I think this is ultimately a matter of personal preference, as with a fast, modern computer the difference is unnoticeable. You are correct that each additional step, from a storage space standpoint, is very negligible, and should not be a worrying factor.
To touch on the performance bit a little more...a significant amount of edits can affect the performance of Lightroom. You would need quite a few edits, many dozen at least, before it really exhibits as a problem. Performance degradation will often exhibit when zooming in/out of the work image, when panning quickly, or when trying to make fine adjustments (such as with curves). When processing RAW, the entire history stack must be applied to render the raw image data to the screen.
Additionally, if you keep very large history stacks in place on a lot of photos, I would expect that the filmstrip and the library to exhibit performance degradation as well. Any time lightroom decides to re-render previews (which it seems to do periodically, or if you have chosen to delete them from your hard drive to save space)...the entire history stack for each image will need to be processed.

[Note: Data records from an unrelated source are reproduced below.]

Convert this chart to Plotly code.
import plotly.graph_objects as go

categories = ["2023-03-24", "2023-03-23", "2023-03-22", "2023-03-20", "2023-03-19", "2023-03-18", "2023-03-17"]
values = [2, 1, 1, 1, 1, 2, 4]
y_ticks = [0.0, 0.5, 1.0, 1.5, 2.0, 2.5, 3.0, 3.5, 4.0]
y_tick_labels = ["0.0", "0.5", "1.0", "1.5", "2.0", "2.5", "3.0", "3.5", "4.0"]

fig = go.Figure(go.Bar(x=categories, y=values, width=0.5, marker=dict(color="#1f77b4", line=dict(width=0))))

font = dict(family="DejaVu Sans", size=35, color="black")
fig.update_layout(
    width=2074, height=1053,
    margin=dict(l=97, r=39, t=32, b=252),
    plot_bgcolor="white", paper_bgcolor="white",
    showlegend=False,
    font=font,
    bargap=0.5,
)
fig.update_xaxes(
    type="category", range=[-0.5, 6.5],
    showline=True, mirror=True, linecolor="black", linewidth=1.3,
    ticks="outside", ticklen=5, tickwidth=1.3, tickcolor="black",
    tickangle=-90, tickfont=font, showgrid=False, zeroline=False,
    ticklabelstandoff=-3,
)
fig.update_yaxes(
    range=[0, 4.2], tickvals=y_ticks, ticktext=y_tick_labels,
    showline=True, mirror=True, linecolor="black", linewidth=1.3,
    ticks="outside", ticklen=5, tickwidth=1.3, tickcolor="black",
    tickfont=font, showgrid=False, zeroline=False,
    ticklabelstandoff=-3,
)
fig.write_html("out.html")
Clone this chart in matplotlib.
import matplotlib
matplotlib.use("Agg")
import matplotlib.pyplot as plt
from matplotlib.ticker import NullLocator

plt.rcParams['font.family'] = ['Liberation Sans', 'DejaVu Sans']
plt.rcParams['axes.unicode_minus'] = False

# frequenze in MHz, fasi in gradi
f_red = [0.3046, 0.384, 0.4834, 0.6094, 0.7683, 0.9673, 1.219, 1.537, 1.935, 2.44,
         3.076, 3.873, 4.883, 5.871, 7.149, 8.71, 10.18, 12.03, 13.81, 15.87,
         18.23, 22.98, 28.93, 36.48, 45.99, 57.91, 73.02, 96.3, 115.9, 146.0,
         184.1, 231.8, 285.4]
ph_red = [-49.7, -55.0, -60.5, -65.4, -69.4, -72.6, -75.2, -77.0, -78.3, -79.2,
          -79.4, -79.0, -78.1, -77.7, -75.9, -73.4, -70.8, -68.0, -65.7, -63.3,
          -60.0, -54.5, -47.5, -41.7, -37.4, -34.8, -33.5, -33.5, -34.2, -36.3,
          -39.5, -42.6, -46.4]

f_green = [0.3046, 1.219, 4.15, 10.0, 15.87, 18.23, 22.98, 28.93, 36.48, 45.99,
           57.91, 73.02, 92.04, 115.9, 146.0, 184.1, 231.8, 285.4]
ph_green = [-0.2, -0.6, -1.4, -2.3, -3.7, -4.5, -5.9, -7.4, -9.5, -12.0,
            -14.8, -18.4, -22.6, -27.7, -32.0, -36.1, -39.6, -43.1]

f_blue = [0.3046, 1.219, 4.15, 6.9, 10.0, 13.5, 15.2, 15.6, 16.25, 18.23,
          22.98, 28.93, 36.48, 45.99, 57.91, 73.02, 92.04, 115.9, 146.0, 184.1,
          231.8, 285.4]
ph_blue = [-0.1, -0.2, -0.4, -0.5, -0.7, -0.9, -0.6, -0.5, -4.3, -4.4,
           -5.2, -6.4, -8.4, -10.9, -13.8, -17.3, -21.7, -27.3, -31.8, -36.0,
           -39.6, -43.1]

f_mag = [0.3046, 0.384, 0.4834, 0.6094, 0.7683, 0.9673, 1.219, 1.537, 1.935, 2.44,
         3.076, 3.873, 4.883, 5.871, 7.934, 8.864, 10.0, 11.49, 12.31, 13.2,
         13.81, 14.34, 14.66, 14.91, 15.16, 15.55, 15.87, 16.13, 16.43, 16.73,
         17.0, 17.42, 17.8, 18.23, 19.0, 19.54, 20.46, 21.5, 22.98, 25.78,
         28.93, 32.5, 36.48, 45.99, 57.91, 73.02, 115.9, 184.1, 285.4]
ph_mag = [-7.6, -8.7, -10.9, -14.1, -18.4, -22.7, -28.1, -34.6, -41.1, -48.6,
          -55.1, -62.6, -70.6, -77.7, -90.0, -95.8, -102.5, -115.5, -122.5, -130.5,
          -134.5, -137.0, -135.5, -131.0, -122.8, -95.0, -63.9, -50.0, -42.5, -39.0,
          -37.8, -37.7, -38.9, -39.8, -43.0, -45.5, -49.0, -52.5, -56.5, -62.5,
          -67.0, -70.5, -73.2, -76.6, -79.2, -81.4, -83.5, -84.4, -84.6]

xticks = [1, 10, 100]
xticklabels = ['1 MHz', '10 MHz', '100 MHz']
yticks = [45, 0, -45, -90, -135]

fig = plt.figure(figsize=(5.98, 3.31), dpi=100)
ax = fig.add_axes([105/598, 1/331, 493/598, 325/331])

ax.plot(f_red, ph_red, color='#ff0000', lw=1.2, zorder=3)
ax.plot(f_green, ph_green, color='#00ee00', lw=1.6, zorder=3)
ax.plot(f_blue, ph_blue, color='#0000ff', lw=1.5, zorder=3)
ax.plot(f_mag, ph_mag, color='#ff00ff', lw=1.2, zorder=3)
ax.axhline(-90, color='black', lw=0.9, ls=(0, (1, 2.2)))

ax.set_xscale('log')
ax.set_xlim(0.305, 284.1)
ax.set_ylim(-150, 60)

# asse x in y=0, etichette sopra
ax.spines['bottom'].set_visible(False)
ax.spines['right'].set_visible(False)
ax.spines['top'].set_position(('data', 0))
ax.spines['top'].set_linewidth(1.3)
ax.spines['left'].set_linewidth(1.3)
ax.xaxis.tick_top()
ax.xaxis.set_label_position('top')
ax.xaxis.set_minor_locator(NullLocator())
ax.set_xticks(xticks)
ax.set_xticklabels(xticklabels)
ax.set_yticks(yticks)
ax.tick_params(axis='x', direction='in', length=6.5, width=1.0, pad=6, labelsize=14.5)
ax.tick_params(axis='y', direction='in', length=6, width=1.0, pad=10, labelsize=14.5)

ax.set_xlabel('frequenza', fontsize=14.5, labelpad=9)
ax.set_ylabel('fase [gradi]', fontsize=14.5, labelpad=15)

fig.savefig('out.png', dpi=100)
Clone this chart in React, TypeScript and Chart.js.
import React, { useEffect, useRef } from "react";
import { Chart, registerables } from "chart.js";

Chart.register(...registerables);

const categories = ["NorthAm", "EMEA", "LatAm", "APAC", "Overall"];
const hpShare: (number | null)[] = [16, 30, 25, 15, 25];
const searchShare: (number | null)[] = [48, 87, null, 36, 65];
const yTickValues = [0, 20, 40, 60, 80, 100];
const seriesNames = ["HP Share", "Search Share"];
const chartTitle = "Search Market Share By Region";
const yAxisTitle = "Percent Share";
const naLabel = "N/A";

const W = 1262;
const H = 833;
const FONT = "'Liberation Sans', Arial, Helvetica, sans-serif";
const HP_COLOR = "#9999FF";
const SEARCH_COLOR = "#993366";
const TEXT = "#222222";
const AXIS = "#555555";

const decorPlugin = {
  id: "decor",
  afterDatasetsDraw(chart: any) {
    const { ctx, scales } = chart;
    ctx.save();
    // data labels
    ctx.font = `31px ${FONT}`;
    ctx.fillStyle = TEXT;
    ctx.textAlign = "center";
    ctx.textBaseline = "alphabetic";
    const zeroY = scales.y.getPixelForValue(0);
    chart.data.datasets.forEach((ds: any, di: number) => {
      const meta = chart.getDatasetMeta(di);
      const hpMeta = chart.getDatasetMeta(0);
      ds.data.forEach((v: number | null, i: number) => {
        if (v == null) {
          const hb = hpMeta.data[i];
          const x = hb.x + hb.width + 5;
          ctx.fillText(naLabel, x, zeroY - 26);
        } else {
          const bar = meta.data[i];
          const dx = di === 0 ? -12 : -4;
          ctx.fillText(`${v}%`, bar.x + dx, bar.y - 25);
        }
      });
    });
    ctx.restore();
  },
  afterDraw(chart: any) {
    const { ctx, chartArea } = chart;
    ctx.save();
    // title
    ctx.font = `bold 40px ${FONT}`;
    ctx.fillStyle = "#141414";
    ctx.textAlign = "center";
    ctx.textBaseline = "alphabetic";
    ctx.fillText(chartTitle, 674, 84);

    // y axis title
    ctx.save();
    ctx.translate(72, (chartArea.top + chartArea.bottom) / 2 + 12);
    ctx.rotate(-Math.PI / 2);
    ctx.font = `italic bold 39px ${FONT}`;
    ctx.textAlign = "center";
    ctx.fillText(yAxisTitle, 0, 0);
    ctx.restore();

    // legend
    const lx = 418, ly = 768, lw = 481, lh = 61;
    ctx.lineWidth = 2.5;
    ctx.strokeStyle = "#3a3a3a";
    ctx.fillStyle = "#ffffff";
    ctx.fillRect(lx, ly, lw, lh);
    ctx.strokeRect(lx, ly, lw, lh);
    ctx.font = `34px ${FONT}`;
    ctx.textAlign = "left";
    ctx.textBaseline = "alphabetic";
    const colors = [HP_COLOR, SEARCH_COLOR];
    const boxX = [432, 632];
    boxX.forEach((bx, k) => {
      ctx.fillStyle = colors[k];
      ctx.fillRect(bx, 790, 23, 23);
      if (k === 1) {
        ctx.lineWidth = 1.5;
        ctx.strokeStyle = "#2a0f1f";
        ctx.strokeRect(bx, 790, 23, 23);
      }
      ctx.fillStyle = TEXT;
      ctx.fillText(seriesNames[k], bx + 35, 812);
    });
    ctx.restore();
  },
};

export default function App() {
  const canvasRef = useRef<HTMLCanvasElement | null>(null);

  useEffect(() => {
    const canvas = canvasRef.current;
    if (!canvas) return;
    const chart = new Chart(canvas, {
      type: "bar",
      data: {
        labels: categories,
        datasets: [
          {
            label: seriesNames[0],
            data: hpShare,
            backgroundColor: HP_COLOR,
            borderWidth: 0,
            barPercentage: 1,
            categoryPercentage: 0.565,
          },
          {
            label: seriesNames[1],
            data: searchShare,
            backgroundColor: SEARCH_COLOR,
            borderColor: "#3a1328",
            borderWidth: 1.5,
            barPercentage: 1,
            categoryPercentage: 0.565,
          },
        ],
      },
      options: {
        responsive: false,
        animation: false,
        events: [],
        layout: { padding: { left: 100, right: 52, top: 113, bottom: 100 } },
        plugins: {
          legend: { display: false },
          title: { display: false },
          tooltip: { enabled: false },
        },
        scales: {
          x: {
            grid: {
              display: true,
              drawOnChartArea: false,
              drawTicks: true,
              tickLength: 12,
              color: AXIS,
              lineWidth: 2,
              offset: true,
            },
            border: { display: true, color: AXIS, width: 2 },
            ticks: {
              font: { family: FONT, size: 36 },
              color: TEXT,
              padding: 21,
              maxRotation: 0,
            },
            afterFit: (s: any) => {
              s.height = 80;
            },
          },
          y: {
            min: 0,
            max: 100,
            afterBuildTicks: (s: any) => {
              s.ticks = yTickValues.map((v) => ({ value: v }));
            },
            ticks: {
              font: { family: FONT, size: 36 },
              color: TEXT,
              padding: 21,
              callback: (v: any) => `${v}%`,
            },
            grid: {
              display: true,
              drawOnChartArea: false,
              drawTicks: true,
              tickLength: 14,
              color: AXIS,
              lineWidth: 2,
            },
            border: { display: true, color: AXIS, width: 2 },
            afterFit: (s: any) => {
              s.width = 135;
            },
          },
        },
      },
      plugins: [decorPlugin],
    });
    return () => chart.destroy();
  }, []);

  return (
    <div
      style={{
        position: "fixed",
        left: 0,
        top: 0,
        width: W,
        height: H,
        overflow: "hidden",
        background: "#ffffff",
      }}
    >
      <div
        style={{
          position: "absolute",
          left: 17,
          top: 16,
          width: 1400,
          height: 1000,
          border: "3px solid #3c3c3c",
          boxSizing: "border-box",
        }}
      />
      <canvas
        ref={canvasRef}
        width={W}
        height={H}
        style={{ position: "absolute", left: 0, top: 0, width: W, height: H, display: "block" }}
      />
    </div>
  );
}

I think it is generally prudent to keep the history stack to a minimum when possible. I usually follow the same approach...try out a few edits, unroll and reapply the one I prefer to keep. Same thing goes for camera profiles or any other option I can select from a list. In the case of more fine-tuned edits, such as curves...I may tweak with the curves for a while until I like the result...then memorize/write down the current curve settings, delete all my previous fine-tuning, and edit each part of the curve by directly entering the final value. I should not that when tweaking photos that are experimental in the first place, I have built up some fairly large history stacks, with a few dozen edits. I have rarely found noticeable or problematic performance degradation even if I stack up around 50 edits or so, however much more than that and fine-tuning curves or panning while zoomed do tend to develop a bit of a stutter (not much, but enough to be noticeable. It would still take far more edits to actually become a real problem, probably in the area of a couple hundred...which would be kind of insane in and of itself.) (Note: those numbers are on a Core i7 920 @ 3.2Ghz and 12Gb of ram, software on an SSD, catalog and photos on a 7200rpm high density drive.)